Mescid-i Aksa’nın 40 yıllık baş müezzini Şeyh Said Abbasi’nin yanık sesinden Cuma ezanı okunuyor. Kudüs Müftüsü Şeyh İkrime hutbesinde kanaatin zühdün ve takvanın faziletini anlattıktan sonra Filistinlilerin içinde bulundukları fakrü zarurete karşı zengin Müslüman ülkeleri yardıma çağırıyor ve gündelik siyasi olaylara karşı insanları daha şuurlu olmaya çağırıyor.
Namaz bitimi ile Mescid-i Aksa Haremi içindeki sahalarda başka bir canlılık başlıyor. Yardıma muhtaç Filistinli yetim ve öksüzlere yardım kampanyalarını yürütenlerin açtığı sergiler; yüksekçe bir yere çıkıp siyasi hitabette bulunan ateşli hatipler; Kudüs dışından gelerek namaz sonrası ailece neşe içinde piknik yapanlar; birbirleri ile eski günlerini yadeden Kudüs yaşlıları, hafta içinde görüşme imkanlarının kısıtlı olması sebebi ile namaz sonrası hasretle kucaklaşanlar Aksa’ya has Cuma namazı sonrası manzaraları oluşturuyorlar.
Namazın bitiminden 15 dakika kadar sonra hoparlörden tekrar bir ikamet sesi yükseliyor. Birden bire şaşırıyorsunuz. Öğle namazı olamayacağına göre Cuma namazının farzı mı iade edilecek diye sormaya başlarken bunun ikindinin farzını cem-i takdim ile Mescid-i Aksa’da eda eden Kudüs dışından gelen ve izinleri bittiği için ikindiden önce buradan ayrılacak Filistinliler olduğunu öğreniyorsunuz. Buraya gelmişken bir Cuma’ya daha buraya kavuşma garantisi olmadığı bir ortamda Aksa’ da bir vakit daha farz namazı kılmanın faziletini kaçırmak istemiyorlar.
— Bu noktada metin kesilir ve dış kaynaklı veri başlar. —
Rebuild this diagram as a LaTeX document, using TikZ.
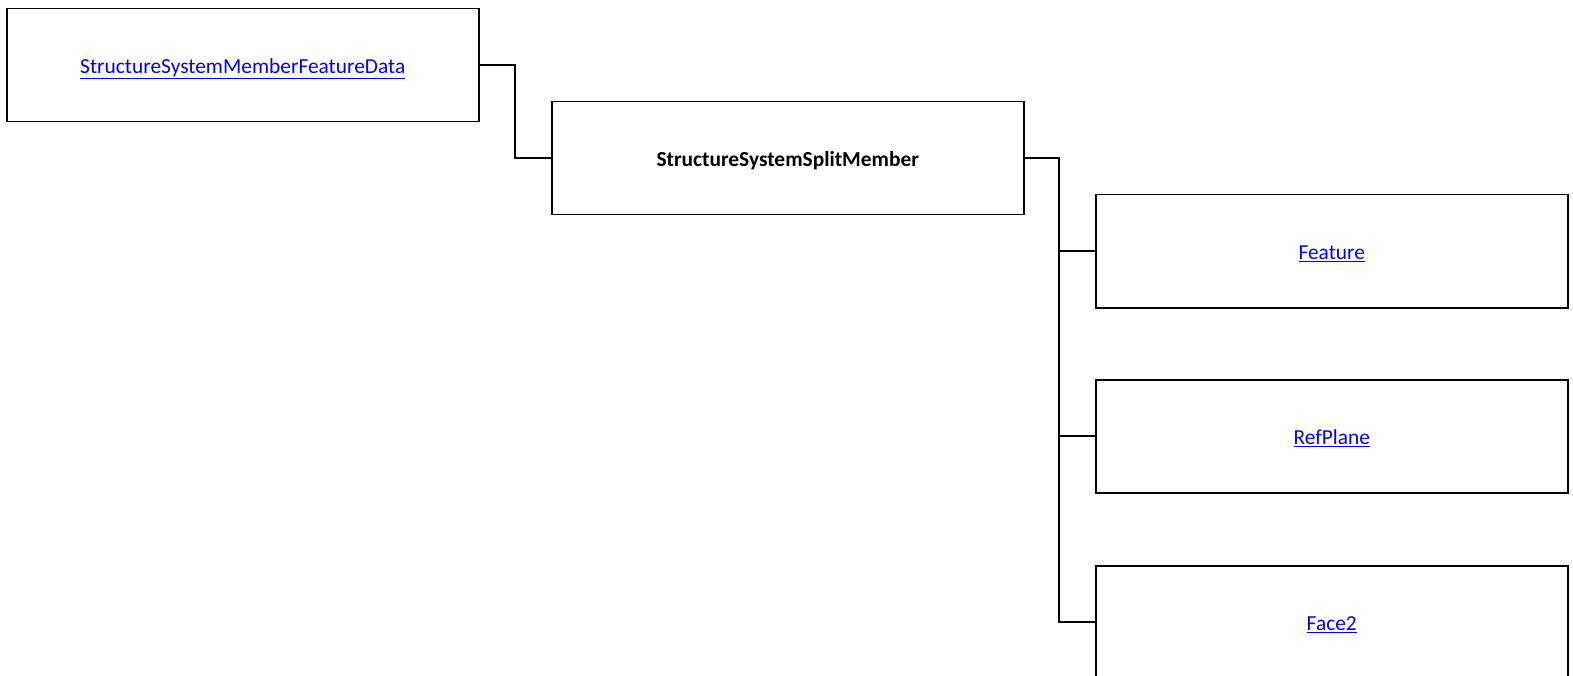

İkindi’ye doğru yavaş yavaş herkes eşyalarını topluyor. Kudüs dışından gelenler otobüslerine dönüyorlar. Mescid-i Aksa Haremi yavaş yavaş tekrar eski tenhalığına ve mahzunluğuna avdet ediyor. İkindide yedi sekiz saf olan cemaat akşamda dörde üçe düşüyor. Ama dikkat çeken bir şey var Mescid-i Aksa’ ya cemaate devam edenler arasında genç sayısı gittikçe artıyor.